Laila fell asleep at some point, her body baking in the heat. She had a dream that she and Aziza had run into Tariq. He was across a crowded street from them, beneath the awning of a tailor's shop. He was sitting on his haunches and sampling from a crate of figs. That's your father, Laila said. That man there, you see him? He's your real baba. She called his name, but the street noise drowned her voice, and Tariq didn't hear.

She woke up to the whistling of rockets streaking overhead. Somewhere, the sky she couldn't see erupted with blasts and the long, frantic hammering of machine-gun fire. Laila closed her eyes. She woke again to Rasheed's heavy footsteps in the hallway. She dragged herself to the door, slapped her palms against it.

"Just one glass, Rasheed. Not for me. Do it for her. You don't want her blood on your hands."

He walked past.

She began to plead with him. She begged for forgiveness, made promises. She cursed him.

His door closed. The radio came on.

The muezzin called azan a third time. Again the heat. Aziza became even more listless. She stopped crying, stopped moving altogether.
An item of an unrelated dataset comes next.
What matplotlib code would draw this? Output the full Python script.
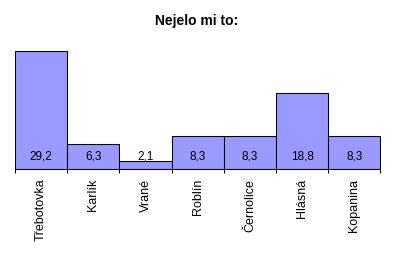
import matplotlib
matplotlib.use('Agg')
import matplotlib.pyplot as plt
import numpy as np

# data
mista = ['Třebotovka', 'Karlík', 'Vrané', 'Roblín', 'Černolice', 'Hlásná', 'Kopanina']
hodnoty = [29.2, 6.3, 2.1, 8.3, 8.3, 18.8, 8.3]
popisky = ['29,2', '6,3', '2,1', '8,3', '8,3', '18,8', '8,3']

plt.rcParams['font.family'] = ['Liberation Sans', 'DejaVu Sans']

W, H = 395, 256
fig = plt.figure(figsize=(W/100, H/100), dpi=100)
# axes placed in pixels: left 15, right 380.5, baseline at 169
ax = fig.add_axes([15/W, (H-169)/H, 365.5/W, 121/H])

x = np.arange(len(mista))
ax.bar(x, hodnoty, width=1, color='#9999FF', edgecolor='black', linewidth=0.75)
ax.set_xlim(-0.5, len(mista)-0.5)
ax.set_ylim(0, 30)

for xi, lab in zip(x, popisky):
    ax.annotate(lab, (xi, 0), xytext=(0, 6.5), textcoords='offset points',
                ha='center', va='baseline', fontsize=8.5)

for s in ['top', 'left', 'right']:
    ax.spines[s].set_visible(False)
ax.spines['bottom'].set_linewidth(0.75)
ax.set_yticks([])
ax.set_xticks(np.arange(len(mista)+1)-0.5)
ax.set_xticklabels([])
ax.tick_params(axis='x', which='major', direction='out', length=3, width=0.75)
ax.set_xticks(x, minor=True)
ax.set_xticklabels(mista, minor=True, rotation=90, fontsize=9, va='top')
ax.tick_params(axis='x', which='minor', length=0, pad=7)

fig.text(197/W, 1-21/H, 'Nejelo mi to:', ha='center', va='center',
         fontsize=10, fontweight='bold')

plt.savefig('out.png', dpi=100)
Laila put her ear over Aziza's mouth, dreading each time that she would not hear the shallow whooshing of breath. Even this simple act of lifting herself made her head swim. She fell asleep, had dreams she could not remember. When she woke up, she checked on Aziza, felt the parched cracks of her lips, the faint pulse at her neck, lay down again. They would die here, of that Laila was sure now, but what she really dreaded was that she would outlast Aziza, who was young and brittle. How much more could Aziza take? Aziza would die in this heat, and Laila would have to lie beside her stiffening little body and wait for her own death. Again she fell asleep. Woke up. Fell asleep. The line between dream and wakefulness blurred.

It wasn't roosters or azan that woke her up again but the sound of something heavy being dragged. She heard a rattling. Suddenly, the room was flooded with light. Her eyes screamed in protest. Laila raised her head, winced, and shielded her eyes. Through the cracks between her fingers, she saw a big, blurry silhouette standing in a rectangle of light. The silhouette moved. Now there was a shape crouching beside her, looming over her, and a voice by her ear.